Why Perfection Is the Enemy of Good Food
The night I almost gave up cooking didn’t involve a kitchen disaster. No smoke, no dropped dishes. Just a plate of food that didn’t look like the photo.
I had followed a new recipe to the letter—every step done carefully, every ingredient measured with precision. I even wiped down the counter between tasks, which is something I usually reserve for holidays. When the dish was done, I plated it with shaky pride and stood back to admire it. The chicken was a little darker than I planned. The sauce looked thin. The herbs I meant to sprinkle gracefully looked like they’d been tossed by a toddler. And I felt crushed.
I wasn’t embarrassed because it tasted bad—I hadn’t even tried it yet. I was disappointed because it didn’t look perfect. And in that moment, I forgot why I started cooking in the first place.
My wife took a bite. Her face lit up. “This is amazing,” she said. I was so tangled in my expectations that I almost missed the point. That food was made with care. It tasted good. And it brought someone joy. That’s what cooking is about.
The Trap of Perfection in the Kitchen
Perfection convinces us that there’s a right way to do everything in the kitchen—and anything else is failure.
We compare our food to curated images, to food shows with edited lighting, to recipe books where not a crumb is out of place. We think a good meal has to look a certain way, be made a certain way, taste a certain way—or it isn’t worth making. That kind of pressure doesn’t make food better. It just makes us afraid.
Perfection turns cooking into a performance instead of a practice.
When I first started learning to cook, I thought every dish had to be proof. Proof that I knew what I was doing. Proof that I belonged in the kitchen. But over time—and through many imperfect meals—I realized that the best dishes I’ve made weren’t the ones that turned out perfectly. They were the ones that fed people I love, created memories, or simply got me through a hard day.

What We Lose When We Chase Perfection
When we aim for perfection, we often lose the joy of cooking.
We forget that food is supposed to nourish, not impress.
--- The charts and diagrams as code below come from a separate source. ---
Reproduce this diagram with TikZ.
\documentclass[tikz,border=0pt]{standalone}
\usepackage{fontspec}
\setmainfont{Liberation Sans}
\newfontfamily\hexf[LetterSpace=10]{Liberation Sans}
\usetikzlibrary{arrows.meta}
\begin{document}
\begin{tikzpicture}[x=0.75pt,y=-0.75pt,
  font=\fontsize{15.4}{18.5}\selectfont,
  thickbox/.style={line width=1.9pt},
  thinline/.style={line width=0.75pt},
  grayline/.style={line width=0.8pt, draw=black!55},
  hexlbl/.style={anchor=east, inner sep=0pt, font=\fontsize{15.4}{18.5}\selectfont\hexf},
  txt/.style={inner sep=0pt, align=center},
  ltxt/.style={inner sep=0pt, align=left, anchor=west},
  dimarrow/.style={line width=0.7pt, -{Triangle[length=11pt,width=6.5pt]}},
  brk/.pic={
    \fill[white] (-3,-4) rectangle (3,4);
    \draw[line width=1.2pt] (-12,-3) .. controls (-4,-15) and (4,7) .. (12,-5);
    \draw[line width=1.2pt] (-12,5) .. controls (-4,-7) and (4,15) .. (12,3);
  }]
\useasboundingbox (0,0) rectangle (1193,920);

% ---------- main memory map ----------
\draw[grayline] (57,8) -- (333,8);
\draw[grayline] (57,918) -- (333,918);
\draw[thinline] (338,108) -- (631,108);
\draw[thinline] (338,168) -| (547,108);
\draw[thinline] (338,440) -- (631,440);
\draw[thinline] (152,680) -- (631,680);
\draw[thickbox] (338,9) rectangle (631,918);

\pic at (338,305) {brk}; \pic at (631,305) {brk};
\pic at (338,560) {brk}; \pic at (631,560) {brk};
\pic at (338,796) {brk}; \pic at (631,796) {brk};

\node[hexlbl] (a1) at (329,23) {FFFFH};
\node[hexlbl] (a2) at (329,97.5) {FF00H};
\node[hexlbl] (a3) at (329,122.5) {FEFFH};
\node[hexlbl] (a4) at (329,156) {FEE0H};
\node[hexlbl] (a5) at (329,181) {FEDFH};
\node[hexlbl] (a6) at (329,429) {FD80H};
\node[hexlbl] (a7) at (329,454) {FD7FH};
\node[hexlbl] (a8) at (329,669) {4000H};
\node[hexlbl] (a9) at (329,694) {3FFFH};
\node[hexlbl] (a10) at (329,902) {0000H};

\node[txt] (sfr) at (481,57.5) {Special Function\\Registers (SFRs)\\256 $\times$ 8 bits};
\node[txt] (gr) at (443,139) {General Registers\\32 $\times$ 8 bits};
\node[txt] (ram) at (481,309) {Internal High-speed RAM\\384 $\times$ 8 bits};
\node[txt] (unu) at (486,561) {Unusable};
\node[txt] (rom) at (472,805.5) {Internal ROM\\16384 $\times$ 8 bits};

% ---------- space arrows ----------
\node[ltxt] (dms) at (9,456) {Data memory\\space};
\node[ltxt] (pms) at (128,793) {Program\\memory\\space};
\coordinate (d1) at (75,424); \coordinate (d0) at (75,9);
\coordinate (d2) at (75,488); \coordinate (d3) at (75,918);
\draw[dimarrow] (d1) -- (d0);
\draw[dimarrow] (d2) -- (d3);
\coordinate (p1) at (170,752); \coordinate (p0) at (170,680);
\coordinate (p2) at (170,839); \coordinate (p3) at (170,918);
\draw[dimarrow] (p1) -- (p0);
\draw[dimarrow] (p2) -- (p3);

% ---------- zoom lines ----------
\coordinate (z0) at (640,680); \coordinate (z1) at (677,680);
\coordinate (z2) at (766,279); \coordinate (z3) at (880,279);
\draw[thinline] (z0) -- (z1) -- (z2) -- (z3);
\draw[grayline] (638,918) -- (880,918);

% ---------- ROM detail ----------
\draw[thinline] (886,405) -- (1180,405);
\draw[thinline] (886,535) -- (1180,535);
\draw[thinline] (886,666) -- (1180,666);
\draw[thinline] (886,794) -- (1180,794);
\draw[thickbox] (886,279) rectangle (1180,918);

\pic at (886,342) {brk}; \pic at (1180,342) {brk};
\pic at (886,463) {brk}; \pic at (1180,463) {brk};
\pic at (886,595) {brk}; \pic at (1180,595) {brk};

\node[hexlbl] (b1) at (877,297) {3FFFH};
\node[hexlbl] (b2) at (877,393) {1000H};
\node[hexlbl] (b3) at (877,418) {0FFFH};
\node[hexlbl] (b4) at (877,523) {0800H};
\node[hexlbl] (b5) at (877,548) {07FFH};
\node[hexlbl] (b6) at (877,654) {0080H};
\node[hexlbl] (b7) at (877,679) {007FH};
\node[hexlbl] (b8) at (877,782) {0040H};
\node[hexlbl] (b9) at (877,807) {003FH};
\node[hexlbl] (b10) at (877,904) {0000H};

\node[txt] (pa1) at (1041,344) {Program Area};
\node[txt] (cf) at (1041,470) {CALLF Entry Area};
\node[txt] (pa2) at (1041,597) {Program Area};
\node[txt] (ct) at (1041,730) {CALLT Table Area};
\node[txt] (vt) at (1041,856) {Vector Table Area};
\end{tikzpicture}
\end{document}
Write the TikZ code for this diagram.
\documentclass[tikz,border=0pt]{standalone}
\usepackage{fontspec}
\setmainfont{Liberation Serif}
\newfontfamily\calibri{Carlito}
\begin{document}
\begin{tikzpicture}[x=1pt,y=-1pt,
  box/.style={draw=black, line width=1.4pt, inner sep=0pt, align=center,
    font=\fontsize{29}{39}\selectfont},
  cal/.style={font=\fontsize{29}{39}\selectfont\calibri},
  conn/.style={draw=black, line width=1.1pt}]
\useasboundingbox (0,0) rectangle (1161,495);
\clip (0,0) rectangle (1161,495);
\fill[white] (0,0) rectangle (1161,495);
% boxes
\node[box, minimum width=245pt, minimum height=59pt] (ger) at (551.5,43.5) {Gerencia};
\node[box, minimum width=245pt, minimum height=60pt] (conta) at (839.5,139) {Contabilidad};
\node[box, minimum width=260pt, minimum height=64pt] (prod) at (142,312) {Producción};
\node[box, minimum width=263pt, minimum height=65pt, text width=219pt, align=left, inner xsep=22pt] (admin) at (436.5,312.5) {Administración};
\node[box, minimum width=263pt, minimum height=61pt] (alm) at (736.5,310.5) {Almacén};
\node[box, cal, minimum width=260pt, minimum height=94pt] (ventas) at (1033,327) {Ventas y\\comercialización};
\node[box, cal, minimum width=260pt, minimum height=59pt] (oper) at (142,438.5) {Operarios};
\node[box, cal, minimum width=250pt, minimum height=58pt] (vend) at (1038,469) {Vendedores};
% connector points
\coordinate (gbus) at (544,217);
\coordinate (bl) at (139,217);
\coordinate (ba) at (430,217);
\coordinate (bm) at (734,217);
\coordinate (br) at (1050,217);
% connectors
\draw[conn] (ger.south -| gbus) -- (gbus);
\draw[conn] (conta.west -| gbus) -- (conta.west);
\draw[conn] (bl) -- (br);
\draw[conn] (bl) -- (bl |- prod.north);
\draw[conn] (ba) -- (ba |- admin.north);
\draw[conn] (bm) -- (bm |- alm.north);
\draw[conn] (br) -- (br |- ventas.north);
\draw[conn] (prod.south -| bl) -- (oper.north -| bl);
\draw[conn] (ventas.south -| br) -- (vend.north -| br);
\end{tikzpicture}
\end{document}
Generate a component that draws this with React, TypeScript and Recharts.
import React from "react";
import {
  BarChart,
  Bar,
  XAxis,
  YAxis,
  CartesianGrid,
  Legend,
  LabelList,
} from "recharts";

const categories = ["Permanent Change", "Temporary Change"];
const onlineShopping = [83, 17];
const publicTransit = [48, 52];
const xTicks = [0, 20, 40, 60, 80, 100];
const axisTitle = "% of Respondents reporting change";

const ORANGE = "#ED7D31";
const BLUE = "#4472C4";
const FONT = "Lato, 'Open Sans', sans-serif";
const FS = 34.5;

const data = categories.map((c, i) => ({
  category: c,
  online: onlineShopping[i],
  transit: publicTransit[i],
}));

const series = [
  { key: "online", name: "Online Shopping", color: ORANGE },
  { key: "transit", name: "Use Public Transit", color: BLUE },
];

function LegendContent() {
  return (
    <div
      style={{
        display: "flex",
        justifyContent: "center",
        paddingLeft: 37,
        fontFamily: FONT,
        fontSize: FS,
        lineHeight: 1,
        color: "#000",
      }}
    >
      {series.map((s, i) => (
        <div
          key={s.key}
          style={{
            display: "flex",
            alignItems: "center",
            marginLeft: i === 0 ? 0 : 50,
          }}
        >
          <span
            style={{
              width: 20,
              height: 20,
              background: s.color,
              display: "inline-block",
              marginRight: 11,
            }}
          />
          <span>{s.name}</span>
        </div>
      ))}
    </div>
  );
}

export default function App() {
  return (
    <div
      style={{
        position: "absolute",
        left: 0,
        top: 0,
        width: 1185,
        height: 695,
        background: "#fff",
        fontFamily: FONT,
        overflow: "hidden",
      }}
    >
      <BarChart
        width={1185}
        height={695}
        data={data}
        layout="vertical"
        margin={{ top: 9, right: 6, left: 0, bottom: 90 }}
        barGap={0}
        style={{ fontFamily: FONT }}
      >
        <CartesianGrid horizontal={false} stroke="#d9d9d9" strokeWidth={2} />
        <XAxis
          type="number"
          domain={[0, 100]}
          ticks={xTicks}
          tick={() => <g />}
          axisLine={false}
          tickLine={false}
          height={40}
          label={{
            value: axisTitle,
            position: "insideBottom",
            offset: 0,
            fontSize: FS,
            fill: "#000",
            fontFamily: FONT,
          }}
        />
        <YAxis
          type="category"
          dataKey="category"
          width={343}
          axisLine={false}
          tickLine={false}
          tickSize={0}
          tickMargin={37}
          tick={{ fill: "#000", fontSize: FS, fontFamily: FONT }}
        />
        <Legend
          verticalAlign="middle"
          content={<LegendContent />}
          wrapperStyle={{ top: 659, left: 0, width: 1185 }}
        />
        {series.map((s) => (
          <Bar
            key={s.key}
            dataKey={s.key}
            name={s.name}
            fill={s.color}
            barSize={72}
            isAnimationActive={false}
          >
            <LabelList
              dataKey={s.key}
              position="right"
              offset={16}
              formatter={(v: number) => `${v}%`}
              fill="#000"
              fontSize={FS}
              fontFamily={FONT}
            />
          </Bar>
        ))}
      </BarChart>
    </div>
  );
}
That meals are meant to be shared, not judged. That a dish can be deeply satisfying even if it doesn’t win a beauty contest.
We lose confidence, because mistakes feel like proof we’re not good enough.
The first time I burned a batch of garlic, I tossed the whole dish. Not because it was ruined, but because I was embarrassed. I’ve learned since then that one misstep isn’t the end. It’s part of the learning.
We lose creativity. When we’re afraid to fail, we don’t try new things. We don’t add that spice we’ve been curious about. We don’t substitute when we’re missing an ingredient. We stop trusting our instincts.
Perhaps the biggest loss is connection. We disconnect from the food, from the moment, and from the people we’re cooking for. We focus on flaws instead of flavors.
What Good Food Really Means
Good food doesn’t come from perfection. It comes from intention. From care. From showing up and trying.
A roast chicken with uneven skin but juicy meat is still good food. A stew made from leftovers that warms your belly and your spirit is good food. A pie that cracks but still gets eaten with smiles around the table is good food.
Food is good when it feeds, comforts, connects, or brings joy. It doesn’t need to be magazine-ready to matter.
Some of my family’s favorite meals started as accidents. A soup that came from cleaning out the fridge. A batch of cookies that spread too much but disappeared within the hour. Pasta that was a little too soft, but hit the spot on a hard day. These meals don’t live in a cookbook, but they live in our memories.
Letting Go of the Perfect Plate
The moment I stopped chasing perfection, I started enjoying cooking again.
I learned how to adjust as I go. To taste and tweak. To laugh when something falls apart and serve it anyway. That’s what progress looks like in the kitchen. Not precision. Not presentation. But confidence, creativity, and care.
Cooking isn’t about proving yourself—it’s about expressing yourself.
Some days that means a beautiful roast. Other days it means a grilled cheese and tomato soup. Both count. Both matter.
Conclusion
Perfection is not the goal of good food—it’s often the obstacle.
When we let go of the need to make every meal flawless, we make space for better things: connection, confidence, creativity, joy. We make space for meals that nourish more than our stomachs.
So the next time your dish doesn’t look like the picture, remember: the best food isn’t always pretty. The best food is real. Made with hands that care and hearts that try. That’s enough.
Because food doesn’t need to be perfect to be meaningful. And neither do you.